SENIOR CITIZENS DAY IN THE US – Voice Of The Township

National Senior Citizens Day recognizes the contributions senior citizens make in communities across the United States. It is annually observed on August 21. Some people celebrated Senior Citizens Day on August 14 as it was the day US president Franklin Roosevelt signed the Social Security Act in 1935. However, in 1988 President Ronald Reagan declared August 21 to be National Senior Citizens Day.

Senior Citizens Day is not a public holiday. Businesses have normal opening hours. But across the country, and the world, various events and activities are organized on Senior Citizens Day to raise awareness of supporting older people and recognizing their achievements.

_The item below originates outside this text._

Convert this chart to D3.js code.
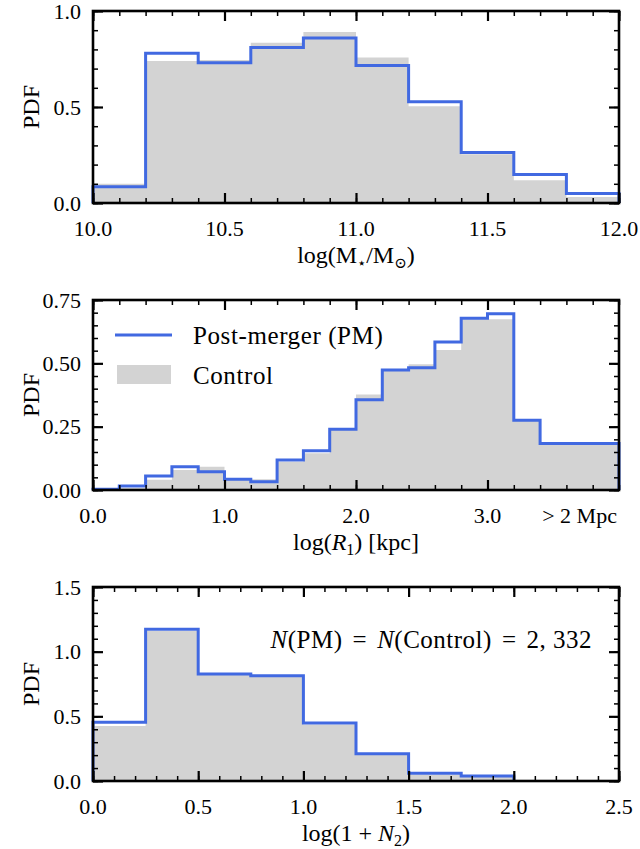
<!DOCTYPE html>
<html>
<head>
<meta charset="utf-8">
<script src="https://cdn.jsdelivr.net/npm/d3@7"></script>
<style>
  body { margin: 0; background: #fff; }
</style>
</head>
<body>
<svg id="chart" width="640" height="849"></svg>
<script>
// --- data ---
const massEdges = [10.0, 10.2, 10.4, 10.6, 10.8, 11.0, 11.2, 11.4, 11.6, 11.8, 12.0];
const massPM = [0.085, 0.78, 0.73, 0.81, 0.86, 0.716, 0.527, 0.263, 0.148, 0.05];
const massControl = [0.10, 0.74, 0.745, 0.835, 0.89, 0.758, 0.504, 0.254, 0.118, 0.031];

const sepEdges = [0.0, 0.2, 0.4, 0.6, 0.8, 1.0, 1.2, 1.4, 1.6, 1.8, 2.0, 2.2, 2.4, 2.6, 2.8, 3.0, 3.2, 3.4, 4.0];
const sepPM = [0.003, 0.016, 0.055, 0.092, 0.072, 0.042, 0.033, 0.118, 0.155, 0.24, 0.356, 0.474, 0.483, 0.584, 0.678, 0.696, 0.275, 0.184];
const sepControl = [0.002, 0.007, 0.04, 0.079, 0.092, 0.04, 0.042, 0.112, 0.145, 0.237, 0.377, 0.47, 0.496, 0.553, 0.674, 0.674, 0.272, 0.18];

const nEdges = [0.0, 0.25, 0.5, 0.75, 1.0, 1.25, 1.5, 1.75, 2.0];
const nPM = [0.454, 1.174, 0.828, 0.813, 0.449, 0.21, 0.059, 0.038];
const nControl = [0.425, 1.16, 0.82, 0.808, 0.436, 0.205, 0.05, 0.03];

const massTicks = [10.0, 10.5, 11.0, 11.5, 12.0];
const sepTicks = [0.0, 1.0, 2.0, 3.0];
const nTicks = [0.0, 0.5, 1.0, 1.5, 2.0, 2.5];

const PM_COLOR = "#4169e1";
const CONTROL_COLOR = "#d3d3d3";
const FONT = "'Liberation Serif', 'DejaVu Serif', serif";

const svg = d3.select("#chart");
const left = 93, right = 619;

// builds the step outline of a histogram, like matplotlib's step hist
function stepPoints(edges, vals) {
    let pts = [[edges[0], 0]];
    vals.forEach((v, i) => {
        pts.push([edges[i], v]);
        pts.push([edges[i + 1], v]);
    });
    pts.push([edges[edges.length - 1], 0]);
    return pts;
}

function range(a, b, step) {
    let out = [];
    for (let k = 0; a + k * step <= b + 1e-9; k++) out.push(+(a + k * step).toFixed(4));
    return out;
}

function txt(sel) {
    return sel.append("text").style("font-family", FONT).attr("fill", "#000");
}

function drawPanel(p) {
    const g = svg.append("g");
    const x = d3.scaleLinear().domain(p.xDomain).range([left, right]);
    const y = d3.scaleLinear().domain(p.yDomain).range([p.bottom, p.top]);

    const line = d3.line().x(d => x(d[0])).y(d => y(d[1]));

    g.append("path")
        .attr("d", line(stepPoints(p.edges, p.control)) + "Z")
        .attr("fill", CONTROL_COLOR)
        .attr("stroke", "none");

    g.append("path")
        .attr("d", line(stepPoints(p.edges, p.pm)))
        .attr("fill", "none")
        .attr("stroke", PM_COLOR)
        .attr("stroke-width", 3)
        .attr("stroke-linejoin", "miter");

    // ticks on all four sides, pointing in
    const minorX = range(p.xDomain[0], p.xDomain[1], p.xMinor);
    const minorY = range(p.yDomain[0], p.yDomain[1], p.yMinor);
    const mk = (axis, vals, size, w, tr) => {
        const a = g.append("g")
            .attr("transform", tr)
            .call(axis.tickValues(vals).tickSize(-size).tickFormat(""));
        a.select(".domain").remove();
        a.selectAll("line").attr("stroke-width", w);
    };
    mk(d3.axisBottom(x), minorX, 5, 1.5, `translate(0,${p.bottom})`);
    mk(d3.axisTop(x), minorX, 5, 1.5, `translate(0,${p.top})`);
    mk(d3.axisLeft(y), minorY, 5, 1.5, `translate(${left},0)`);
    mk(d3.axisRight(y), minorY, 5, 1.5, `translate(${right},0)`);
    mk(d3.axisBottom(x), p.xTicks, 10, 2.2, `translate(0,${p.bottom})`);
    mk(d3.axisTop(x), p.xTicks, 10, 2.2, `translate(0,${p.top})`);
    mk(d3.axisLeft(y), p.yTicks, 10, 2.2, `translate(${left},0)`);
    mk(d3.axisRight(y), p.yTicks, 10, 2.2, `translate(${right},0)`);

    // tick labels
    p.xTicks.forEach(d => {
        txt(g).attr("x", x(d)).attr("y", p.bottom + 33)
            .attr("text-anchor", "middle").attr("font-size", 22)
            .text(d3.format(".1f")(d));
    });
    p.yTicks.forEach(d => {
        txt(g).attr("x", left - 12).attr("y", y(d) + 7.5)
            .attr("text-anchor", "end").attr("font-size", 22)
            .text(d3.format(p.yFormat)(d));
    });

    // frame
    g.append("rect")
        .attr("x", left).attr("y", p.top)
        .attr("width", right - left).attr("height", p.bottom - p.top)
        .attr("fill", "none").attr("stroke", "#000").attr("stroke-width", 2.6);

    // y label
    txt(g).attr("transform", `translate(39,${(p.top + p.bottom) / 2}) rotate(-90)`)
        .attr("text-anchor", "middle").attr("font-size", 24)
        .text("PDF");

    const xl = txt(g)
        .attr("x", (left + right) / 2).attr("y", p.bottom + 60)
        .attr("text-anchor", "middle").attr("font-size", 24);
    p.xLabel(xl);

    return {x, y, g};
}

// panel 1: stellar mass
drawPanel({
    edges: massEdges, pm: massPM, control: massControl,
    xDomain: [10.0, 12.0], yDomain: [0, 1.0], top: 11, bottom: 203,
    xTicks: massTicks, yTicks: [0, 0.5, 1.0], xMinor: 0.1, yMinor: 0.1, yFormat: ".1f",
    xLabel: t => {
        t.append("tspan").text("log(M");
        t.append("tspan").attr("font-size", 15).attr("dy", 5).text("\u22C6");
        t.append("tspan").attr("dy", -5).text("/M");
        t.append("tspan").attr("font-size", 15).attr("dy", 5).text("\u2299");
        t.append("tspan").attr("dy", -5).text(")");
    }
});

// panel 2: separation to nearest neighbour
const p2 = drawPanel({
    edges: sepEdges, pm: sepPM, control: sepControl,
    xDomain: [0, 4.0], yDomain: [0, 0.75], top: 300, bottom: 490,
    xTicks: sepTicks, yTicks: [0, 0.25, 0.5, 0.75], xMinor: 0.2, yMinor: 0.05, yFormat: ".2f",
    xLabel: t => {
        t.append("tspan").text("log(");
        t.append("tspan").attr("font-style", "italic").text("R");
        t.append("tspan").attr("font-size", 16).attr("dy", 5).text("1");
        t.append("tspan").attr("dy", -5).text(") [kpc]");
    }
});
txt(p2.g)
    .attr("x", p2.x(3.7)).attr("y", 490 + 33)
    .attr("text-anchor", "middle").attr("font-size", 22)
    .text("> 2 Mpc");

// legend
const lg = p2.g.append("g");
lg.append("line").attr("x1", 115).attr("x2", 172).attr("y1", 335).attr("y2", 335)
    .attr("stroke", PM_COLOR).attr("stroke-width", 3);
lg.append("rect").attr("x", 117).attr("y", 365).attr("width", 54).attr("height", 19)
    .attr("fill", CONTROL_COLOR);
txt(lg).attr("x", 193).attr("y", 344).attr("font-size", 25)
    .attr("letter-spacing", 0.6).text("Post-merger (PM)");
txt(lg).attr("x", 193).attr("y", 384).attr("font-size", 25)
    .attr("letter-spacing", 0.6).text("Control");

// panel 3: number of neighbours
const p3 = drawPanel({
    edges: nEdges, pm: nPM, control: nControl,
    xDomain: [0, 2.5], yDomain: [0, 1.5], top: 587, bottom: 781,
    xTicks: nTicks, yTicks: [0, 0.5, 1.0, 1.5], xMinor: 0.1, yMinor: 0.1, yFormat: ".1f",
    xLabel: t => {
        t.append("tspan").text("log(1 + ");
        t.append("tspan").attr("font-style", "italic").text("N");
        t.append("tspan").attr("font-size", 16).attr("dy", 5).text("2");
        t.append("tspan").attr("dy", -5).text(")");
    }
});
const ann = txt(p3.g)
    .attr("x", 592).attr("y", 648).attr("font-size", 25)
    .attr("text-anchor", "end").attr("letter-spacing", 0.5);
ann.append("tspan").attr("font-style", "italic").text("N");
ann.append("tspan").text("(PM)");
ann.append("tspan").attr("dx", 10).text("=");
ann.append("tspan").attr("dx", 10).attr("font-style", "italic").text("N");
ann.append("tspan").text("(Control)");
ann.append("tspan").attr("dx", 10).text("=");
ann.append("tspan").attr("dx", 10).text("2, 332");
</script>
</body>
</html>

Senior citizens make up a growing segment of our population in the United States and around the world. This has meant a change in the economies of many countries, including our own. It may seem like something to regret, but as people get older and many of them retire from the paid workforce several good things happen. One of those is an increasing number of people available for volunteer opportunities. We have many older people who volunteer to help out with projects around the township, from helping out with our Family Fun Day and Holiday Celebrations to working a regular volunteer shift in our Food Pantry.

It is so important that, as a society, we continue to appreciate the contributions made by the seniors among us. Spend time with seniors that you know, not just for their benefit, but for your own. Senior citizens have so much experience and good and wise perspective on the ways of the world. Many times I will hear young people become upset about various happenings in the news and such. They often think that these happenings are new and unheard of and that we must be heading for never-before-seen disasters, but the elders among us have seen many things, similar or the same to those things happening today. Often we have ‘been there, done that’ and know that despite appearances, things will work out in the end.

In closing, I would like to remember one senior who gave the world so much throughout her life, but especially in her later years. Toni Morrison, who died this month at 88 years of age, was the first and only African-American woman writer to receive the Nobel Prize in Literature. She wrote many moving and beautiful books, and she won the Pulitzer Prize for Fiction for her novel Beloved. Much of Ms. Morrison’s work was written during her senior years, and I see her as an example of how the value of a person continues on and even grows throughout their life, all the way to the end, whenever that may come.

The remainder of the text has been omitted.